Anonymous wrote:The experience we had with them was truly horrendous. A lot of it was under staffing and this was last year when that was a citywide -- not just them -- problem. But... they were awful.
Many of the enrichments were excellent and it is useful that it's so turnkey. That said, they rip off teachers who want to provide enrichments (taking 20% from them and then upcharging parents another 25%, so that the teacher is taking home only about half of what the parents are being charged), so if you have any culture of that at your school... watch out.
At Hearst, the PTA used to run aftercare. As part of that, teachers taught great classes - handwriting, writing in cursive, jewelry-making, art, etc. They were paid by PTA funds. Alongside, there were classes run by vendors, for karate, ballet, etc. The teacher run classes were very good, and much cheaper, so they were always oversubscribed. So the PTA built a lottery system for the teacher-run classes, with a preference for a child that had not already had a chance to take a teacher run class. Once Flex took over, the teachers stopped teaching classes. I suspect it has to do with how they were reimbursing teachers, per the quoted poster. It was a huge loss. But the PTA didn't have enough volunteers to organize and run the after school program. Also, Flex's regular after care program (not enrichment, just watching kids) seems understaffed / not the most happiest of staff.

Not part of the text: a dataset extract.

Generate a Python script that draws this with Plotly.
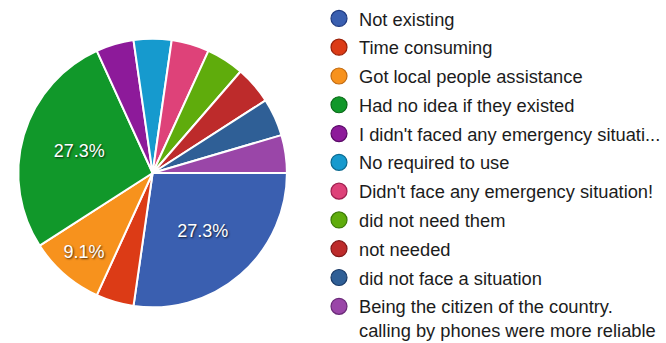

I used to be on the PTA, so was in the Hearst building after school for meetings or organizing stuff. So I got a chance to see the vendor run classes as I walked the hallways. Many of the vendor run classes were not very good. I think it's because parents do not observe, and so the usual quality control mechanism isn't there (for example as parents normally do for sports, or other type of classes, eg. dance studios where they could observe and meet the teacher.) Parents probbably can probably observe if they ask, but most kids are just picked up in the lobby. And, probably most parents are coming to pick up after work; and most parents probably think something is better than nothing.